August 4th 2016 will stand as one of the most important dates in the modern history of Karate. On this day the International Olympic Committee (IOC) announced that, for the first time in its long history, Karate would feature in the Olympic Games. The majority of the Karate world reacted to the announcement with jubilation while others sat back, stern-faced and tight lipped. The mixed reaction raised the question as to whether the sport can unite under the Olympic dream or whether it will once again suffer at the hands of internal divisions.
It’s incredible to think that Tokyo 2020 will be the first time that Karate is included in an Olympic Games, if not only because the sport has a huge global following. It’s estimated that there are 100 million people practising Karate around the world, that’s more than both Judo (est. 25m) and Taekwondo (est. 70m) combined. Both of these martial arts have featured consistently in the Olympic Games, so why has it taken Karate such a long time to catch up with its less popular counterparts?
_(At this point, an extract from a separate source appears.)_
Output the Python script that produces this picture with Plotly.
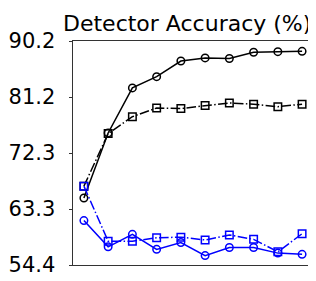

Simple; Karate has been a divided sport for some time. The sport has so many different styles and each of which has its own set of standards relating to belts, rules, competition formats and judging, among others. As there are standards, disputes over the direction of the sport have regularly come to the fore. This infighting has then seen the World Karate Federation (WKF) fragment over the past few decades and the result is that we now have a number of federation’s vying for supremacy in the same space. However, the advances of breakaway organisations have been regularly rebuffed by the IOC, and the WKF remains the only international federation recognised by the regulatory body. The disparity of the sport however, has ultimately hindered Karate’s ability to secure an Olympic Games appearance… until now.
Amidst the storm, the WKF has always maintained its stance on gaining Olympic status and all the hard work seems to have paid off. In 2015, Karate was accepted as a member of the International Paralympic Committee (IPC) and then earlier this year the IOC announced that Karate, along with Surfing, Skateboarding, Climbing and Baseball, would feature at the 2020 Games in Tokyo. WKF President, Antonio Espinos described the decision as a “fiesta for the entire Karate world”, and his enthusiasm should be shared as inclusion in the next Olympic Games could prove to be a massive turning point for the sport.
The WKF’s Olympic push could set the ball rolling in terms of an attempt to unify the sport. One of the organisation’s stand-out statements described how they would “open doors for all karateka’s worldwide to participate in the Olympic qualification process” and that the policy “represents yet one more example of the WKF’s intention of bringing together the whole family of Karate”. If the WKF does manage to rebuild broken bridges there will be no better place than Tokyo 2020 to showcase the best of the sport. Espinos is confident that the Olympics will be the platform from which Karate can become a “major force” in international sport, however retaining their place on the roster will be a big challenge.
There’s no doubt that Karate has the numbers in terms of participation, and competitions make for an exciting spectator sport. However, it is unlikely that the IOC will again open the door to five sports for the 2024 Games, so Karate will face a fight to remain on the billing. The host cities in the running for 2024 include Los Angeles, Budapest and Paris; the latter providing Karate’s best opportunity given the popularity of the sport in France.
Without fast-forwarding too far in to the future, the WKF’s focus will very much be on the lead up to the next Olympic Games and how they will continue to bring together the global Karate community. Things have already got off to a good start as this month’s World Karate Championships included a record-breaking number of registered athletes (1,024). There’s no doubt that it is a very exciting time for the sport and all karateka’s around the world. The Olympics presents a huge opportunity and I’ve no doubt that the Karate community is going grasp it with both hands.